On the one hand, I know from reading (far too much) research that women and men are perceived very differently. Studies do show that navigating that balance is far more difficult for women, regardless of competence. I was delighted that (with the support of the other board members) it seemed to be working, but I was also momentarily overwhelmed by a sense of responsibility for all of the women who were looking to me as a role model.
I have come to expect that a journey filled with taking on risks means one also filled with mistakes and lessons, but I worried about the implications of those mistakes for younger women who were looking to learn from my career. In my own mind, I resolved it by taking the approach that I could model an effective and non-self-judging way of dealing with mistakes, and also, that my mistakes could provide lessons to other women.

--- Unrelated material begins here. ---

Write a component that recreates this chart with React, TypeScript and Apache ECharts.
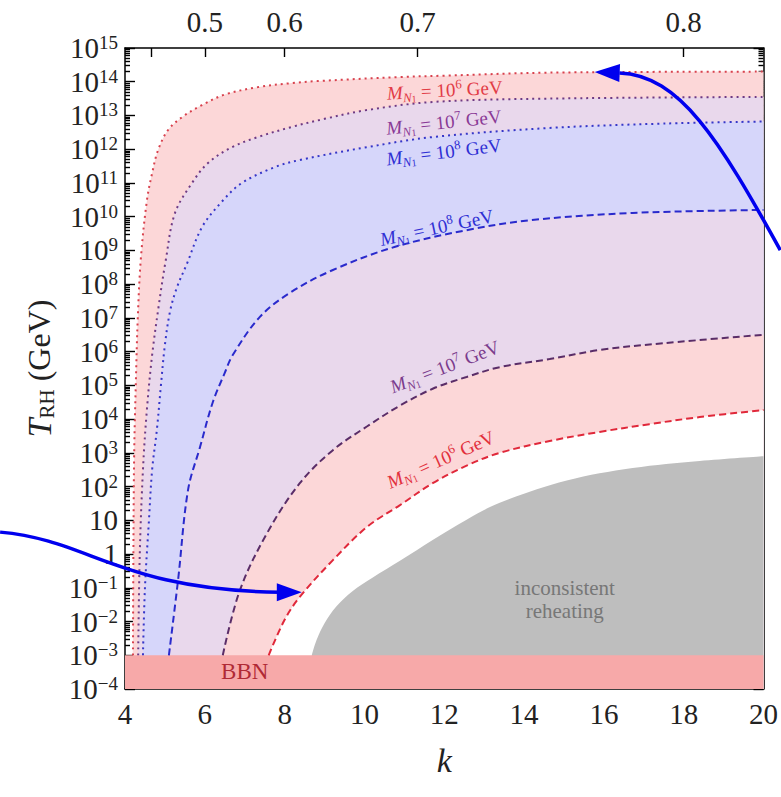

Although I still feel the responsibility of trying to provide an effective model of female success in banking, it is less of a burden and more of a personal goal.
Managing Director, Global Head of Research, Economics & Strategy, Wells Fargo Securities
I'm proud to work for a company with an exceptionally diverse and qualified board. …
Seven of Wells Fargo's 16 board members (44%) are female, more than double the average for companies in the S&P 500 and well above even the most aggressive targets of advocacy groups like Catalyst, the 30% Club, or 2020 Women on Boards.
It is impossible to prove a causal relationship between diversity and stock performance, but it is worth noting that over the past 5 years, Wells Fargo's stock has outperformed the banking sector by more than 34%.